The story doesn't even get going until about halfway through and until that point it tries to tell a serious, grounded and intense story... yet it constantly shoots itself in the foot by undercutting a serious scene with the most insane, unfitting, wacky slapstick.

It's a serious and grounded fantasy world, the entire plot contrivance is about salt. It's not silly, it's not high fantasy, it's low fantasy and gritty... and yet the logic of the setting is that it's impossible to kill someone without their consent. You cannot murder, it simply doesn't exist. So the only time you ever see someone die is when they allow themselves to be killed. Who came up with that? Who approved it? Why? It's illogical, it's inane, and it absolutely destroys the narrative for the first half, and even drags down the better second half.

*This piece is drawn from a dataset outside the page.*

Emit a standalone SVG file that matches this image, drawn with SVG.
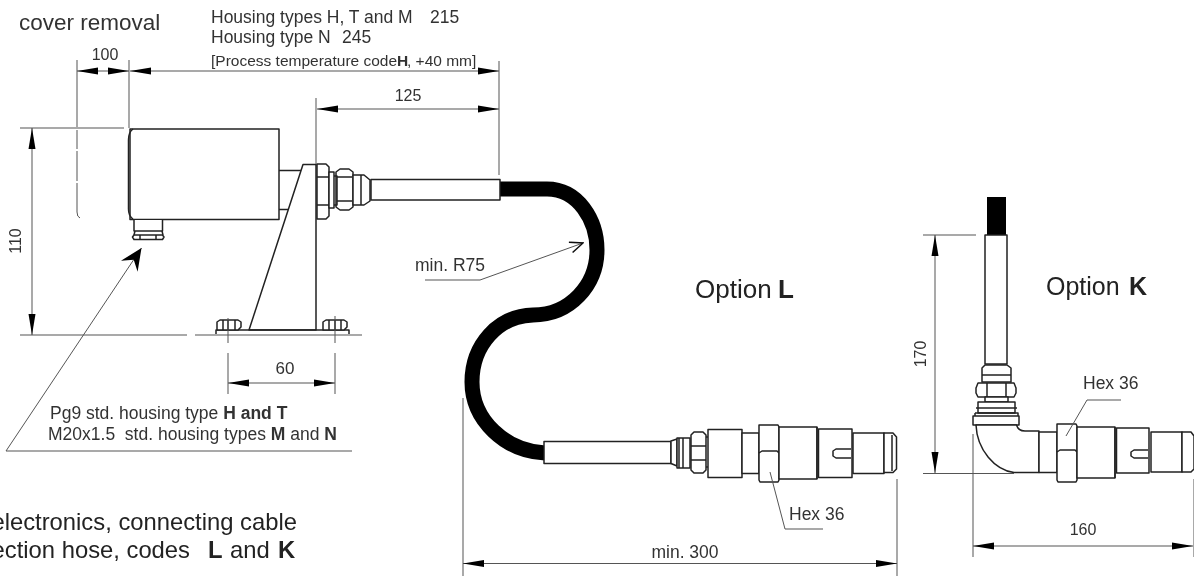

Gameplay is an insane slog. The slowest, stupidest, most braindead SRPG I've played forever, which finally and fully cemented for me the fact that Faction Based turns are better than Speed Based, regardless of Speed Based giving you more mechanics and abilities that can interact with it. You're always outnumbered 3:1, there's always ambush reinforcements, which means that every battle is 90% not your turn. You just sit there watching your dudes acting like sandbags getting wailed on by the enemy over and over again until you finally get to make an action.

None of that is helped by the absolutely insanely abundant status effects. They're strong, they're easy to apply and they work on almost every enemy. Normally that'd be a great thing, it adds to so many classes and options, but in TS it means that the very few turns you do get are nothing because your guys are suffering from some bevy of constantly repplied debuffs. Making the maps EVEN SLOWER.

Frederica ending should've been the canon ending, except Serenoa should've been alive too. It's the best ending sequel bait.

>yet it constantly shoots itself in the foot by undercutting a serious scene with the most insane, unfitting, wacky slapstick.
>and yet the logic of the setting is that it's impossible to kill someone without their consent. You cannot murder, it simply doesn't exist. So the only time you ever see someone die is when they allow themselves to be killed.
Okay, what is this pasta originally for?

And then you've got things like the Levelling system, where they've tried to reinvent the wheel in an effort to make the game approachable.... except what actually happens is they've abstracted the very idea of levels out to the point where they're actually meaningless. You CANNOT get stronger, you can never (or almost never) get ahead of the difficulty curve. There is exactly two positions in Triangle Strategy: In line with the difficulty curve, or behind it.

So then levels never, ever benefit you. You can't level ahead of the enemies, and you can't funnel Exp onto a few guys to make them outstandingly strong. You're either exactly on par, or you're behind par in which case you need to catch up.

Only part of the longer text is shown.